The Half-Drowned King
Harper, August 1, 2017
Hardcover and eBook, 448 pages

"Lovers of epic rejoice! Hartsuyker illuminates these old stories with authority and visceral detail, bringing to life the adventure, bleak beauty, and human struggle that lie at their heart. A vivid and gripping read." —Madeline Miller, bestselling author of The Song of Achilles

"Linnea Hartsuyker brings myth and legend roaring to life in this superbly good page-turning saga of Viking-era Norway. Hartsuyker is fearless as she navigates a harsh, exacting, and hair-raising world, with icy fjords and raiding seasons and ancient blood feuds. But the book’s fiercest magic shines in the characters of Ragnvald and Svanhild, as unforgettable a brother and sister duo as I can remember in recent literature. Linnea Hartsuyker is an exciting, original voice in historical fiction, and The Half-Drowned King is nothing short of mesmerizing."—Paula McLain, bestselling author of The Paris Wife and Circling the Sun

An exhilarating saga of the Vikings that conjures a brutal, superstitious, and thrilling ninth-century world and the birth of a kingdom—the debut installment in a historical literary trilogy that combines the bold imagination and sweeping narrative power of Game of Thrones, Vikings, and Outlander.
Centuries ago, in a blood-soaked land ruled by legendary gods and warring men, a prophecy foretold of a high king who would come to reign over all of the north. . . .

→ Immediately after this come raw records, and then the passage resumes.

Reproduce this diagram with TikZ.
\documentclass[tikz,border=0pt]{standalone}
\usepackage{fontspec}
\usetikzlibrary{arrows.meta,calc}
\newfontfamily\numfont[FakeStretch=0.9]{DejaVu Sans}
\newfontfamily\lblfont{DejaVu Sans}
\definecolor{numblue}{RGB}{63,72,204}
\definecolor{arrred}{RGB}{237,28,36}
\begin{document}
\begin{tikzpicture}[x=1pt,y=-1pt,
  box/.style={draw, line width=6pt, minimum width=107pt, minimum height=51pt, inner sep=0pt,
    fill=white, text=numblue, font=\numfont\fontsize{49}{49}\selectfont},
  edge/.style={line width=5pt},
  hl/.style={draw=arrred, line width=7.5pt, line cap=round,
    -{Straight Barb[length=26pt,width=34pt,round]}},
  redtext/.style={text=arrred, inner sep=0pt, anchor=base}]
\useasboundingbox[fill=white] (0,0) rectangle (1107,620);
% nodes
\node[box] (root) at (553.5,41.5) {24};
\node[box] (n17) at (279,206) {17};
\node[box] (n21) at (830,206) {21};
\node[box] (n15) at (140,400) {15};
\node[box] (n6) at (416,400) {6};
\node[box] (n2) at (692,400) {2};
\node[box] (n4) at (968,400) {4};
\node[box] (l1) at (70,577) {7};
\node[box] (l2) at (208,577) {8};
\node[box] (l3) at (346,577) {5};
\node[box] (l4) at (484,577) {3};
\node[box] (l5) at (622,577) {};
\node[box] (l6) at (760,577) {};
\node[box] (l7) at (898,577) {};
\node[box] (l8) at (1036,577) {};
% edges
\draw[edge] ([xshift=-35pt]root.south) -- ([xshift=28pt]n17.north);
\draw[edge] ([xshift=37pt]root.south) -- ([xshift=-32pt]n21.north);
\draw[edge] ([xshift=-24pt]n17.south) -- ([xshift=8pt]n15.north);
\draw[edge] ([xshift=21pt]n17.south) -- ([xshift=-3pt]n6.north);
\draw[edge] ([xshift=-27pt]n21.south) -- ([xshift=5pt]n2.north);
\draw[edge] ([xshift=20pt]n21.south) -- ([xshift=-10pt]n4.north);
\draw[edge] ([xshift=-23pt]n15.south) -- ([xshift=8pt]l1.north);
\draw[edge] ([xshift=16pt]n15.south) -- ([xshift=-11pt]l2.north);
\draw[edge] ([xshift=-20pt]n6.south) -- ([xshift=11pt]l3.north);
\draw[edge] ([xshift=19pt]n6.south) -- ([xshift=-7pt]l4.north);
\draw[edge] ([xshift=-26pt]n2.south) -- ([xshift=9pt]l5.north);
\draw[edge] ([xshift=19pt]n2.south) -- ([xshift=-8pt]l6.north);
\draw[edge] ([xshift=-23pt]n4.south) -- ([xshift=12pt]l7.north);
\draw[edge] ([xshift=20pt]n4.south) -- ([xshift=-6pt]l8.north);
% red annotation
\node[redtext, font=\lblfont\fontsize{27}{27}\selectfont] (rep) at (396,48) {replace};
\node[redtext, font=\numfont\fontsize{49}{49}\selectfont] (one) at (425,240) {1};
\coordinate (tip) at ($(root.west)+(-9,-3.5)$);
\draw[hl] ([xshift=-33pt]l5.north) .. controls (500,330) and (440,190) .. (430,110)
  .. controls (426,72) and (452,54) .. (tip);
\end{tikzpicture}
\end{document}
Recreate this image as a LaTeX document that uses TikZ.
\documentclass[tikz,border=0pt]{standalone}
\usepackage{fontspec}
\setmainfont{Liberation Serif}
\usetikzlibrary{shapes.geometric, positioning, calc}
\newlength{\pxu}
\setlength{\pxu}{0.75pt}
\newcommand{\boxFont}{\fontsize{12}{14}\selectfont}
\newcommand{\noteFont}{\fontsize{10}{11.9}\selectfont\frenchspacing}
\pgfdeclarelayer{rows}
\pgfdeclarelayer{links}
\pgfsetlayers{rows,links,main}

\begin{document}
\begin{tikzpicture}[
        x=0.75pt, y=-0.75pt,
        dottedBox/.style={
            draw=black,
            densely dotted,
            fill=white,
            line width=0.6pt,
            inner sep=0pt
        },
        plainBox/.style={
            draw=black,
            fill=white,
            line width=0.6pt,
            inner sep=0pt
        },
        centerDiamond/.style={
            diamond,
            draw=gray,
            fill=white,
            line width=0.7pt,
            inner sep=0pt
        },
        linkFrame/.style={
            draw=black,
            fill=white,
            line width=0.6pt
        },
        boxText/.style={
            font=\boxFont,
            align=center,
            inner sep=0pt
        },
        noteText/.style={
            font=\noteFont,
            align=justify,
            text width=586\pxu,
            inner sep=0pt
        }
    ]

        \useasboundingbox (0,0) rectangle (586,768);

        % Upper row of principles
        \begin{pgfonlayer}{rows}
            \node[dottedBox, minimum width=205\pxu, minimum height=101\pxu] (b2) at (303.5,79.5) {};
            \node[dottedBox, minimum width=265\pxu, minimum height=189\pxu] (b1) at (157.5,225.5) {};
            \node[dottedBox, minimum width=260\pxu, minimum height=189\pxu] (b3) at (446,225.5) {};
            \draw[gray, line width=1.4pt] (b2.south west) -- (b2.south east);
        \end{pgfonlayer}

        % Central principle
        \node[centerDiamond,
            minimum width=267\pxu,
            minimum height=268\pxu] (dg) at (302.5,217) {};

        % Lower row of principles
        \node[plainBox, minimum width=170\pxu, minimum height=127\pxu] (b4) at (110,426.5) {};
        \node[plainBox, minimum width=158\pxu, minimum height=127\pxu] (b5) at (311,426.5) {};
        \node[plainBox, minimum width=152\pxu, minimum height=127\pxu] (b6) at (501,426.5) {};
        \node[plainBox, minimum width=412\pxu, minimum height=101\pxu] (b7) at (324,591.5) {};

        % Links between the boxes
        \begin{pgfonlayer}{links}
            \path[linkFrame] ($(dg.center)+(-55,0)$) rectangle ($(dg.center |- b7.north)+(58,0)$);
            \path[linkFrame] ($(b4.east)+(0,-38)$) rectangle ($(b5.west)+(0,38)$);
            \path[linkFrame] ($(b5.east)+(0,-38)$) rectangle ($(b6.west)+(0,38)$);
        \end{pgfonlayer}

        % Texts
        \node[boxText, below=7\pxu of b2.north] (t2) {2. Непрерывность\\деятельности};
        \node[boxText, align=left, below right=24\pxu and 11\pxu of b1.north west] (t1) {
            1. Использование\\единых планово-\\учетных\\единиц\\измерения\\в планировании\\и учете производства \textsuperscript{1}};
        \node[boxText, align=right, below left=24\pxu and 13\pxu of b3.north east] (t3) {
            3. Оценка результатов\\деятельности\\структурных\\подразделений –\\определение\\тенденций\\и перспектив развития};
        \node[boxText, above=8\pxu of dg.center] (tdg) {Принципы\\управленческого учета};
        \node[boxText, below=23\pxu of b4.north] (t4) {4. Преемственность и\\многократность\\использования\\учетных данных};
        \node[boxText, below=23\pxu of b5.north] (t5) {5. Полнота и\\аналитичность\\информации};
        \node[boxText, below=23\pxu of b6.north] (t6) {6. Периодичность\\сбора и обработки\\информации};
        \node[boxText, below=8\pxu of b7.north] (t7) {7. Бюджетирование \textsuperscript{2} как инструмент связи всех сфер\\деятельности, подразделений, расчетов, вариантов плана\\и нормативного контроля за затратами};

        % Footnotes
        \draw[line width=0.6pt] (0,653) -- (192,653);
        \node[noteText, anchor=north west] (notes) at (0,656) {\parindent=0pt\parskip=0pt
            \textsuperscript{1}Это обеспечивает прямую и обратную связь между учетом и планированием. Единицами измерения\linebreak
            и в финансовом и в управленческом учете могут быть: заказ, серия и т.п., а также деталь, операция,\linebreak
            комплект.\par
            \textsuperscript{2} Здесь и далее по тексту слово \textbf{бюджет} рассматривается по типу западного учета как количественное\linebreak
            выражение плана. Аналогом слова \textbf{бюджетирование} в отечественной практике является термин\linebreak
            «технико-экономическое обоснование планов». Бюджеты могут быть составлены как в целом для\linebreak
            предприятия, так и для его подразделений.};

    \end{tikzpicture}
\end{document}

Ragnvald Eysteinsson, the son and grandson of kings, grew up believing that he would one day take his dead father’s place as chief of his family’s lands. But, sailing home from a raiding trip to Ireland, the young warrior is betrayed and left for dead by men in the pay of his greedy stepfather, Olaf. Rescued by a fisherman, Ragnvald is determined to have revenge for his stepfather’s betrayal, claim his birthright and the woman he loves, and rescue his beloved sister Svanhild. Opportunity may lie with Harald of Vestfold, the strong young Norse warrior rumored to be the prophesied king. Ragnvald pledges his sword to King Harald, a choice that will hold enormous consequence in the years to come.

While Ragnvald’s duty is to fight—and even die—for his honor, Svanhild must make an advantageous marriage, though her adventurous spirit yearns to see the world. Her stepfather, Olaf, has arranged a husband for her—a hard old man she neither loves nor desires. When the chance to escape Olaf’s cruelty comes at the hands of her brother’s arch rival, the shrewd young woman is forced to make a heartbreaking choice: family or freedom.

Set in a mystical and violent world defined by honor, loyalty, deceit, passion, and courage, The Half-Drowned King is an electrifying adventure that breathtakingly illuminates the Viking world and the birth of Scandinavia.

About Linnea

Linnea Hartsuyker grew up in the middle of the woods outside Ithaca, New York, and studied Engineering at Cornell University. After a decade of working at internet startups, and writing in her spare time, she attended NYU and received an MFA in Creative Writing. She lives in New York City with her husband.